• DATA:

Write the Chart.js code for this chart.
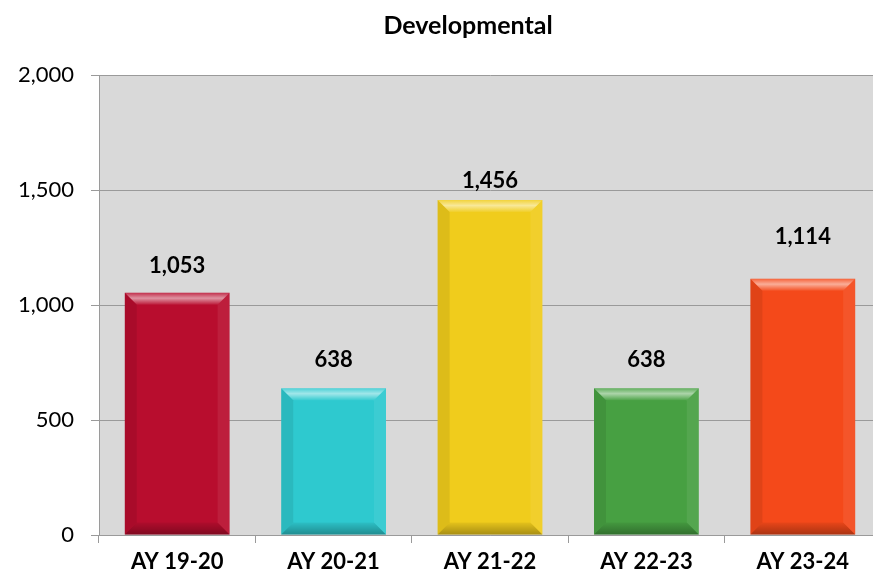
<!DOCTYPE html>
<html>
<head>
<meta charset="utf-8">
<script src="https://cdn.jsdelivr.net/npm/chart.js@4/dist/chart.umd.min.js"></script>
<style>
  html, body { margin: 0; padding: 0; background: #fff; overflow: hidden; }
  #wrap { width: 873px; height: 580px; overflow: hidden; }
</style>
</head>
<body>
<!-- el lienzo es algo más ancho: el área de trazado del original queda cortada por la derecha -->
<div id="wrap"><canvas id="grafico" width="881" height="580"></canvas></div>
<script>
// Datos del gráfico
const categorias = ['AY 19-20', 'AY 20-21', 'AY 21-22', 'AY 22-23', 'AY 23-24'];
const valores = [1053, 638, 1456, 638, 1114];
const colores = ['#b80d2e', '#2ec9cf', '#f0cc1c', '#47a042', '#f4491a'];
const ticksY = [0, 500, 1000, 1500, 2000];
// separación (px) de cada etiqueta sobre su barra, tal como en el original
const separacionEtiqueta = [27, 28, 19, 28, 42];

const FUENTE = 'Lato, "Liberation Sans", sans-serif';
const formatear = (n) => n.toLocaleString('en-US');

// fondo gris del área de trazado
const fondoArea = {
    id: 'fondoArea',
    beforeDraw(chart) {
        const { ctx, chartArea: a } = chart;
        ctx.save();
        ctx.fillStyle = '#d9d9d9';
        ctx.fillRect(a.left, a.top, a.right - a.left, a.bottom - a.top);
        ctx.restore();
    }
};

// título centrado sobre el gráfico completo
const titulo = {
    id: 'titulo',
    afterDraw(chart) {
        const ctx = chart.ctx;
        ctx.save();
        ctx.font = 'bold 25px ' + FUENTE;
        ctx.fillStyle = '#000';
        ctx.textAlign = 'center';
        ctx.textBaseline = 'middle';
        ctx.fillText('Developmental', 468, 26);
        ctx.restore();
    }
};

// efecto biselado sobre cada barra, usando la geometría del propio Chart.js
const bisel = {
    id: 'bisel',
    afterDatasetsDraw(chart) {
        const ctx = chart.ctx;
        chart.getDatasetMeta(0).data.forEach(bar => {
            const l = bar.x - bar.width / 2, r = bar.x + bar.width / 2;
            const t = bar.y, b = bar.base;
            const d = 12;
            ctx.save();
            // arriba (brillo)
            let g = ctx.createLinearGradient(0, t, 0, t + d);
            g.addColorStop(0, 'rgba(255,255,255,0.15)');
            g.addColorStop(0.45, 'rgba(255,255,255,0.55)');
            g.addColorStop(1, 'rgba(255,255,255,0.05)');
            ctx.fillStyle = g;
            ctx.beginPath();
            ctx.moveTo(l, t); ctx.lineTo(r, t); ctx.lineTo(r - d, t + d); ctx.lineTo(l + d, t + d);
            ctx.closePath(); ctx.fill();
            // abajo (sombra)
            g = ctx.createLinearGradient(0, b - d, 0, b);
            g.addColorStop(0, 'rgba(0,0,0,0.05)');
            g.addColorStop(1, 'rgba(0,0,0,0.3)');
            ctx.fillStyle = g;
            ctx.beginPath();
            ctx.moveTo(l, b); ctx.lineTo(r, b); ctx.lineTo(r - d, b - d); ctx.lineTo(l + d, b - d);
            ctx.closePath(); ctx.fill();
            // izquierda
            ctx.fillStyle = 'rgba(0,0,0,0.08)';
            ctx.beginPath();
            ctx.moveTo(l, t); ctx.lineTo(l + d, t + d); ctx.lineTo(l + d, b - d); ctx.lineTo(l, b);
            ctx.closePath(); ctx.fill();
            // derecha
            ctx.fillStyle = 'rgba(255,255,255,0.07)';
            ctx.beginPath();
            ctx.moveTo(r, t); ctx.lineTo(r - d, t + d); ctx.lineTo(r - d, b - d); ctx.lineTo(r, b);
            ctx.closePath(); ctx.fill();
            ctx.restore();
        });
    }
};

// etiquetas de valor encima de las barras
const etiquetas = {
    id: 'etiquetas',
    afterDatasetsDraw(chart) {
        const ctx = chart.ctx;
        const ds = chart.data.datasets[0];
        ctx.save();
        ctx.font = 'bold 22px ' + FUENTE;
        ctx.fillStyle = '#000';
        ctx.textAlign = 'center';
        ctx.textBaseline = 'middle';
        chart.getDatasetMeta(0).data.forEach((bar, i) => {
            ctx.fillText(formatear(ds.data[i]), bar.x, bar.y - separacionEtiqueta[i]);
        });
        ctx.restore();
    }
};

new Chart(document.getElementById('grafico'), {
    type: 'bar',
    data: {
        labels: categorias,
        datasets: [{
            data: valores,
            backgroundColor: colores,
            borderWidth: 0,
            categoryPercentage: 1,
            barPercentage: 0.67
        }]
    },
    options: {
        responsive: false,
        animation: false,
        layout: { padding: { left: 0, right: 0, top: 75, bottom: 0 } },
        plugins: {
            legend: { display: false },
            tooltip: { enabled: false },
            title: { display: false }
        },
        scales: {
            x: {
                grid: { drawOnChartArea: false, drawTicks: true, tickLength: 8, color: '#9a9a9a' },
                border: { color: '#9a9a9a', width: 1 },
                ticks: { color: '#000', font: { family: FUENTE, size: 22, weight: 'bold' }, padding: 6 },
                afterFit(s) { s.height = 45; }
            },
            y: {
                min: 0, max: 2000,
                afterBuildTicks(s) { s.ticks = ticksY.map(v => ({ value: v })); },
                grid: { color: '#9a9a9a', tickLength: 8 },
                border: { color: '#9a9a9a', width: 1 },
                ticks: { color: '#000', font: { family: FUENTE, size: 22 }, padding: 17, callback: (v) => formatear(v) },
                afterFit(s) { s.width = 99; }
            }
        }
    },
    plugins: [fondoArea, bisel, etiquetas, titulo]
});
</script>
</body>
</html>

• TASK DIRECTIONS:
Only the lines from the start of the material through the line containing "const formatear = (n)" should be transcribed. Pictures stay out.

• TASK SOLUTION:
Write the Chart.js code for this chart.
<!DOCTYPE html>
<html>
<head>
<meta charset="utf-8">
<script src="https://cdn.jsdelivr.net/npm/chart.js@4/dist/chart.umd.min.js"></script>
<style>
  html, body { margin: 0; padding: 0; background: #fff; overflow: hidden; }
  #wrap { width: 873px; height: 580px; overflow: hidden; }
</style>
</head>
<body>
<!-- el lienzo es algo más ancho: el área de trazado del original queda cortada por la derecha -->
<div id="wrap"><canvas id="grafico" width="881" height="580"></canvas></div>
<script>
// Datos del gráfico
const categorias = ['AY 19-20', 'AY 20-21', 'AY 21-22', 'AY 22-23', 'AY 23-24'];
const valores = [1053, 638, 1456, 638, 1114];
const colores = ['#b80d2e', '#2ec9cf', '#f0cc1c', '#47a042', '#f4491a'];
const ticksY = [0, 500, 1000, 1500, 2000];
// separación (px) de cada etiqueta sobre su barra, tal como en el original
const separacionEtiqueta = [27, 28, 19, 28, 42];

const FUENTE = 'Lato, "Liberation Sans", sans-serif';
const formatear = (n) => n.toLocaleString('en-US');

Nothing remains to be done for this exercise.